À propos de jurés justement, Justice est faite (1950) se propose de suivre chacun de ceux qui doivent juger une biologiste accusée d’avoir assassiné son amant médecin, atteint d’un cancer en phase terminale. En montrant la vie, les espoirs, les traumatismes des jurés, André Cayatte éclaire le sens du vote de chacun, forcément influencé par son expérience, mais il montre aussi qu’il est possible de dépasser ce conditionnement pour rendre une vraie justice. Au passage, il se livre à une réflexion plus que jamais d’actualité sur l’euthanasie. Prix de la biennale de Venise en 1950 et Ours d’or en 1951.

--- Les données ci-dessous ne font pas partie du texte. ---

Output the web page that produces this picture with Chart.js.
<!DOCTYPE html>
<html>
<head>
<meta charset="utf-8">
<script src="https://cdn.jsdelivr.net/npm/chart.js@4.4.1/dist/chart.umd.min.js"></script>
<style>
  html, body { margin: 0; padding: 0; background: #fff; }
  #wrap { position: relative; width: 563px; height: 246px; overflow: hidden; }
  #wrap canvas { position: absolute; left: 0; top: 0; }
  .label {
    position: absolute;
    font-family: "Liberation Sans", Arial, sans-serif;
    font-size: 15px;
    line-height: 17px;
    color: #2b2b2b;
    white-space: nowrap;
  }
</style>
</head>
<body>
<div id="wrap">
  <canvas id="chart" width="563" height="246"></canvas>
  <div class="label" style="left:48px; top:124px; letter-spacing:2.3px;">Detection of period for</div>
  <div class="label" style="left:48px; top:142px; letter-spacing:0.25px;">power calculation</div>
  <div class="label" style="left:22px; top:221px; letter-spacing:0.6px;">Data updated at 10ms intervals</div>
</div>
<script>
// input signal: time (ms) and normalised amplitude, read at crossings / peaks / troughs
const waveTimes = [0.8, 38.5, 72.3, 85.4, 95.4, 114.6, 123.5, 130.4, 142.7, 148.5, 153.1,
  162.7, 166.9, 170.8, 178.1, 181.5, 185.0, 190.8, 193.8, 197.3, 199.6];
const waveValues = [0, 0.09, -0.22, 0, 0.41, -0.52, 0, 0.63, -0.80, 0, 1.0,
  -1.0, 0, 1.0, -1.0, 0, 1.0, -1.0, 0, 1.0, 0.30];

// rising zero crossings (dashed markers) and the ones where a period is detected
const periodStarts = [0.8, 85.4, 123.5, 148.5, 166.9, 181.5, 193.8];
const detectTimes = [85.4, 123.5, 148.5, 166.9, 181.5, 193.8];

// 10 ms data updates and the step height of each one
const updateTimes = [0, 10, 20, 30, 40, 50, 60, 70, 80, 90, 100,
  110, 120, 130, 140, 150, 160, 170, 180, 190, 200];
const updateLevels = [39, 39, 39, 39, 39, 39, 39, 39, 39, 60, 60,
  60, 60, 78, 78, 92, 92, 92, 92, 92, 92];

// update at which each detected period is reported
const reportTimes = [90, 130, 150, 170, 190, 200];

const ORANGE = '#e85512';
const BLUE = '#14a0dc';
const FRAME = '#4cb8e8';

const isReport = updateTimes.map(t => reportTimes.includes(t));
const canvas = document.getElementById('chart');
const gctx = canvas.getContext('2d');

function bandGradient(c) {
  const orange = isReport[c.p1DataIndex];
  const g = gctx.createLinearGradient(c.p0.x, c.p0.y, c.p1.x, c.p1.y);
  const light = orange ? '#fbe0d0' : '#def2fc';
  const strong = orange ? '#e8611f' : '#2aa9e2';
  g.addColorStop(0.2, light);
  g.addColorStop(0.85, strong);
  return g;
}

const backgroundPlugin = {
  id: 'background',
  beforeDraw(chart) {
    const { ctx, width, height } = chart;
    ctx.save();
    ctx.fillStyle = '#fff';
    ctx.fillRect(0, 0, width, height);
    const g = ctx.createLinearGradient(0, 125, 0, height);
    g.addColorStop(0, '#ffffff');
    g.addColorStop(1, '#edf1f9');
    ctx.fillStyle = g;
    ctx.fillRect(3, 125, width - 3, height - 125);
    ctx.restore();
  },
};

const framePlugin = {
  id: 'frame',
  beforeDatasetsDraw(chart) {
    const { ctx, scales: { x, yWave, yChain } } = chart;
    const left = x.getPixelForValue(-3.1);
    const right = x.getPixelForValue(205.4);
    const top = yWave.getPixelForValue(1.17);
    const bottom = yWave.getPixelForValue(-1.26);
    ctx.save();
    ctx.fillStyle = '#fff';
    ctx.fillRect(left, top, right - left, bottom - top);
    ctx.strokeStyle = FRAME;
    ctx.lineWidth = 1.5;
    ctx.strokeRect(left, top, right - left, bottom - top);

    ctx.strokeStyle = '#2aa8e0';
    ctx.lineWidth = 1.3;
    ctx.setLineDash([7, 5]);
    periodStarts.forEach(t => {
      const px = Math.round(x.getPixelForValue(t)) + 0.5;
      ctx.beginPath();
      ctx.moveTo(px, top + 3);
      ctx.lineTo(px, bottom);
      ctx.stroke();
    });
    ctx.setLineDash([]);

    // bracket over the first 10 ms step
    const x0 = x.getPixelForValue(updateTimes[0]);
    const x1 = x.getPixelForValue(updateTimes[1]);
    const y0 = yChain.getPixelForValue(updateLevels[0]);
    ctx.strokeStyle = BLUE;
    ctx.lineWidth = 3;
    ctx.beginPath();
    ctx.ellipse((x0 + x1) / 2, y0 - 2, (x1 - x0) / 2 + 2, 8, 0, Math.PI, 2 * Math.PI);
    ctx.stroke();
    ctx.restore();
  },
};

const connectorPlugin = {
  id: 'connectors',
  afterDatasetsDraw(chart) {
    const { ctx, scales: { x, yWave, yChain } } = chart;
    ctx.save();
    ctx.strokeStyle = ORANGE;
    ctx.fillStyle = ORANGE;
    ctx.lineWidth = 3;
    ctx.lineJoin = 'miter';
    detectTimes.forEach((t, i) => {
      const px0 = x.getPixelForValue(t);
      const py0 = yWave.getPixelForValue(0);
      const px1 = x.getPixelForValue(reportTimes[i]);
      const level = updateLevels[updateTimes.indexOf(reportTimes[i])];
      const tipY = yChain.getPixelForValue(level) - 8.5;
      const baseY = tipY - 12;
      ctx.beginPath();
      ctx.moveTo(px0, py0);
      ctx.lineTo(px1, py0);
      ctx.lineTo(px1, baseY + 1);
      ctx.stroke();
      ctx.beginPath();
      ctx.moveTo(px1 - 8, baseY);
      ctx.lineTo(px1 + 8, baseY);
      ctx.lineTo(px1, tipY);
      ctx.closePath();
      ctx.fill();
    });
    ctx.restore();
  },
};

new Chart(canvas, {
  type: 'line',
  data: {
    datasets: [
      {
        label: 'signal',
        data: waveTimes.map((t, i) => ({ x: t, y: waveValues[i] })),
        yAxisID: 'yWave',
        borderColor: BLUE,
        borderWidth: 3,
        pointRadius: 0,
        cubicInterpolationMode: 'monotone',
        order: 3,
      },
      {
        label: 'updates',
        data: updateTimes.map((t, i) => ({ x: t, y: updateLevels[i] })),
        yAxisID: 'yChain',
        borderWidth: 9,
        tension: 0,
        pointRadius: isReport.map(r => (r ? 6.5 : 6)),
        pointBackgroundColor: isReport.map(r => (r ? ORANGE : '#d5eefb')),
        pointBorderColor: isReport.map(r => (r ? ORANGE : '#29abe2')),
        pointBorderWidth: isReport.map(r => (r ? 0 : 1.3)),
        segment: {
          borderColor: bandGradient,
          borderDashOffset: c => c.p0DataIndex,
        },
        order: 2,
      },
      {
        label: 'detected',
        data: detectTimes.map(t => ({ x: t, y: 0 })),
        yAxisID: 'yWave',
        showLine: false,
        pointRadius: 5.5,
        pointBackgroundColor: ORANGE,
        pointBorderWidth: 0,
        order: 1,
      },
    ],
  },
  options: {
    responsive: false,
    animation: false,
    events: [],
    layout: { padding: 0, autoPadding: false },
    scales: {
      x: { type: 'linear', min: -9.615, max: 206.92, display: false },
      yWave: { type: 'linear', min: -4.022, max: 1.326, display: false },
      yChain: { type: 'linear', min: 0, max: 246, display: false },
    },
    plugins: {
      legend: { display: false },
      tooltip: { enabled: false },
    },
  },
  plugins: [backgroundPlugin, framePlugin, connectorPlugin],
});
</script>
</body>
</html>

Portrait d’un « petit juge » très courageux
Est-ce tout ? Non. Voici le dossier noir (1955) qui met en scène un jeune juge d’instruction rouvrant, dans une petite ville de province sous la coupe d’un puissant industriel, un dossier ancien susceptible de secouer toute la ville et d’envoyer le maitre des lieux en prison. Dans son palais vide et délabré où il n’y a qu’un seul téléphone et, pour tout personnel, une femme et son jeune garçon, le « petit juge » courageux et incorruptible tient tête aux notables et tente de faire jaillir la vérité. On est saisi par le nombre de prémonitions contenues dans ce film. Depuis le profil du juge inexpérimenté aux immenses pouvoirs sur lequel pèse tant de dangers, jusqu’à l’indigence du tribunal local source de risques d’erreurs judiciaires, en passant par les pressions politiques, les méthodes discutables de la police, ou encore la fragilité des témoins, tous les maux de la justice sont ici rassemblés. Sélection officielle du Festival de Cannes 1955.
Explorer les âmes
Il faudrait citer encore Les risques du métier (1967) avec Jacques Brel et on n’aurait sans doute pas fait le tour des œuvres judiciaires remarquables de ce cinéaste. Cayatte aborde la justice en humaniste. Il en aperçoit les beautés (son juge d’instruction est magnifique dans Le Dossier noir, certains de ses jurés sont émouvants de lucidité et de grandeur d’âme dans Justice est faite et Nous sommes tous des assassins), mais aussi les fragilités : une société bourgeoise qui se protège à tout prix, y compris en tuant des innocents, des professionnels plus soucieux d’efficacité que de vérité, une opinion pétrie de préjugés, et surtout des êtres humains broyés par les rouages d’une machine infernale qui n’a parfois plus grand-chose à voir avec le beau nom de « justice » dont elle se pare. La force de ces films, ce sont aussi ses comédiens : Mouloudji, Noël Roquevert, Antoine Balpêtré, Bernard Blier, Paul Frankeur, Raymond Bussière, Raymond Pellegrin… Tous immenses dans ce cinéma en noir et blanc qui s’attarde sur les visages, explore les âmes, et offre ce que les films de procès contemporains trop secs ne savent plus restituer, la pâte humaine, celle-là même que donne à voir l’exercice judiciaire et qui précisément rend la justice si passionnante. Tous ces films sont disponibles en DVD* ainsi qu’en vidéo à la demande dans les abonnements TV. Il est temps de sortir le cinéma d’André Cayatte de l’oubli. Et ce sera justice…
*Voir notamment chez Gaumont pour les quatre premiers films cités.